Wenn das alles ohnehin schon in Angriff genommen wird, wenn es geplant wird, wenn es weitere erste Schritte gibt, umso besser.
Zum Positivkatalog: guter Ansatz.
Dazu noch ein paar Ideen: Österreich und Schweiz scheinen Asylbewerber bisher einzulassen, wenn sie enge Verwandte im Land haben, die sich um sie kümmern wollen (während andere Länder Familienzusammenführung erschweren; und die ggw österreichische Regierung mit ihrem „Notstands“gesetzespaket da auch nachziehen will). Solche Spaltung von Familien sollte nicht zugelassen werden. ich habe von Fällen in D gehört, wo nach den jüngsten Verschärfungen der Asylgesetzgebung anerkannten Asylbewerbern eine Aufenthaltsbeschränkung auferlegt wird, obwohl sie zu Verwandten oder Bekannten ziehen könnten. Hier sollte man nicht noch künstlich zusätzliche Härtefälle aufbauen.

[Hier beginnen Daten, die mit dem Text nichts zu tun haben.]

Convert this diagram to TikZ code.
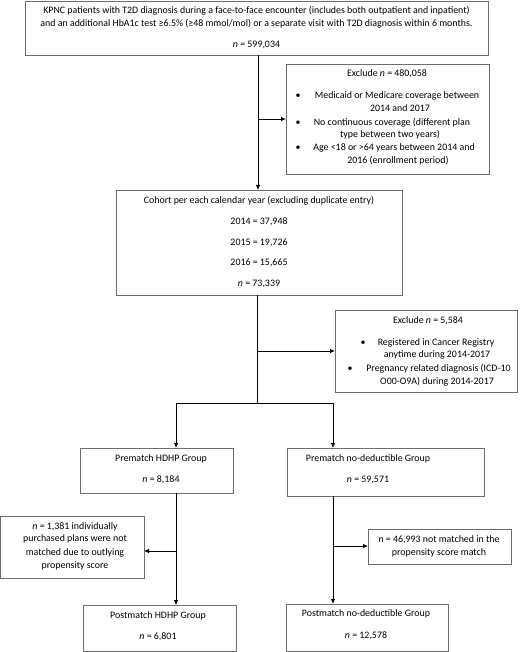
\documentclass[tikz,border=0pt]{standalone}
\usepackage{fontspec}
\setmainfont{Carlito}
\usetikzlibrary{arrows.meta}
\definecolor{boxgray}{HTML}{6E6E6E}
\tikzset{
  boxline/.style={draw=boxgray, line width=0.9pt},
  txt/.style={inner sep=0pt, align=center, font=\fontsize{9.9}{11}\selectfont},
  bul/.style={inner sep=0pt, font=\fontsize{9.9}{11}\selectfont},
  conn/.style={line width=0.8pt, black},
  arr/.style={conn, -{Latex[length=5pt,width=4.5pt]}}
}
\begin{document}
\begin{tikzpicture}[x=1pt,y=-1pt]
\useasboundingbox (0,0) rectangle (520,652);
% top box
\draw[boxline] (25,1) rectangle (488,55);
\node[txt] (t1) at (256.5,11) {KPNC patients with T2D diagnosis during a face-to-face encounter (includes both outpatient and inpatient)};
\node[txt] (t2) at (256.5,24) {and an additional HbA1c test ≥6.5\% (≥48 mmol/mol) or a separate visit with T2D diagnosis within 6 months.};
\node[txt] (t3) at (256.5,45) {\textit{n} = 599,034};
\coordinate (topb) at (258,55);

% exclude 1
\draw[boxline] (286,64) rectangle (489,174);
\coordinate (ex1l) at (286,119);
\node[txt] (e1) at (387,74) {Exclude \textit{n} = 480,058};
\node[bul] (b1) at (298,96) {•};
\node[txt] (e1a) at (397,96) {Medicaid or Medicare coverage between};
\node[txt] (e1b) at (400,108) {2014 and 2017};
\node[bul] (b2) at (298,123) {•};
\node[txt] (e1c) at (392,123) {No continuous coverage (different plan};
\node[txt] (e1d) at (390,135) {type between two years)};
\node[bul] (b3) at (298,148) {•};
\node[txt] (e1e) at (394,148) {Age <18 or >64 years between 2014 and};
\node[txt] (e1f) at (398,161) {2016 (enrollment period)};

% cohort
\draw[boxline] (116,190) rectangle (402,295);
\coordinate (cohT) at (258,190);
\coordinate (cohB) at (257,295);
\node[txt] (c1) at (259,201) {Cohort per each calendar year (excluding duplicate entry)};
\node[txt] (c2) at (259,222) {2014 = 37,948};
\node[txt] (c3) at (259,243) {2015 = 19,726};
\node[txt] (c4) at (259,263) {2016 = 15,665};
\node[txt] (c5) at (259,284) {\textit{n} = 73,339};

% exclude 2
\draw[boxline] (335,310) rectangle (517,392);
\coordinate (ex2l) at (335,351);
\node[txt] (x1) at (428,321) {Exclude \textit{n} = 5,584};
\node[bul] (xb1) at (363,343) {•};
\node[txt] (x2) at (436,343) {Registered in Cancer Registry};
\node[txt] (x3) at (437,355) {anytime during 2014-2017};
\node[bul] (xb2) at (350,369) {•};
\node[txt] (x4) at (438.5,369) {Pregnancy related diagnosis (ICD-10};
\node[txt] (x5) at (437,382) {O00-O9A) during 2014-2017};

% prematch
\draw[boxline] (80,448) rectangle (233,493);
\node[txt] (p1) at (161,459) {Prematch HDHP Group};
\node[txt] (p2) at (161,480) {\textit{n} = 8,184};
\draw[boxline] (287,448) rectangle (484,496);
\node[txt] (q1) at (368,459) {Prematch no-deductible Group};
\node[txt] (q2) at (368,480) {\textit{n} = 59,571};

% side excludes
\draw[boxline] (0.5,516) rectangle (144,578);
\node[txt] (l1) at (75,527) {\textit{n} = 1,381 individually};
\node[txt] (l2) at (75,539) {purchased plans were not};
\node[txt] (l3) at (75,553) {matched due to outlying};
\node[txt] (l4) at (75,566) {propensity score};

\draw[boxline] (368,529) rectangle (511,564);
\node[txt] (r1) at (439,540) {\textit{n} = 46,993 not matched in the};
\node[txt] (r2) at (439,553) {propensity score match};

% postmatch
\draw[boxline] (83,605) rectangle (236,651.5);
\node[txt] (s1) at (158,616) {Postmatch HDHP Group};
\node[txt] (s2) at (158,637) {\textit{n} = 6,801};
\draw[boxline] (286,604) rectangle (448,651.5);
\node[txt] (u1) at (366,614) {Postmatch no-deductible Group};
\node[txt] (u2) at (366,636) {\textit{n} = 12,578};

% connectors
\coordinate (j1) at (258,119);
\draw[arr] (topb) -- (cohT);
\draw[arr] (j1) -- (ex1l);
\coordinate (j2) at (257,351);
\coordinate (j3) at (257,403);
\coordinate (hl) at (176,403);
\coordinate (hr) at (333,403);
\draw[conn] (cohB) -- (j3);
\draw[arr] (j2) -- (ex2l);
\draw[conn] (hl) -- (hr);
\coordinate (pt1) at (176,448);
\coordinate (pt2) at (333,448);
\draw[arr] (hl) -- (pt1);
\draw[arr] (hr) -- (pt2);
\coordinate (pb1) at (176,493);
\coordinate (pb2) at (333,496);
\coordinate (st1) at (176,605);
\coordinate (st2) at (333,604);
\coordinate (jl) at (176,551);
\coordinate (lr) at (144,551);
\coordinate (jr) at (333,546);
\coordinate (rl) at (368,546);
\draw[arr] (pb1) -- (st1);
\draw[arr] (jl) -- (lr);
\draw[arr] (pb2) -- (st2);
\draw[arr] (jr) -- (rl);
\end{tikzpicture}
\end{document}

Zudem sollte ein Modell gefördert und ermutigt werden, wie es in Kanada existiert, wo sich fünf Bürger zusammentun und einen Flüchtling sponsern können. Auch hier gibt es ja bereits eine ganze Reihe Leute, die als Pflegeeltern einen unbegleiteten minderjährigen Flüchtling aufgenommen haben.
Beispiele hier (D): http://sz-magazin.sueddeutsche.de/texte/anzeigen/43788/Wir-holen-dich-da-raus
und hier (CH): http://www.solothurnerzeitung.ch/solothurn/lebern-bucheggberg-wasseramt/neues-familienmitglied-aus-afghanistan-130550324
Und noch einmal generell: Was beendet werden muss, ist die Ethnisierung der Asylgewährung – Beispiel Afghanen: Die haben eine sog. Schutzquote von unter 50 Prozent und werden damit generell von der Bundesregierung unter „schlechte Bleibechancen“ eingeordnet, mit entsprechenden Benachteiligungen bei Integrationsmaßnahmen wie Sprachkursteilnahme. Das Individualprinzip muss ein Prinzip bleiben.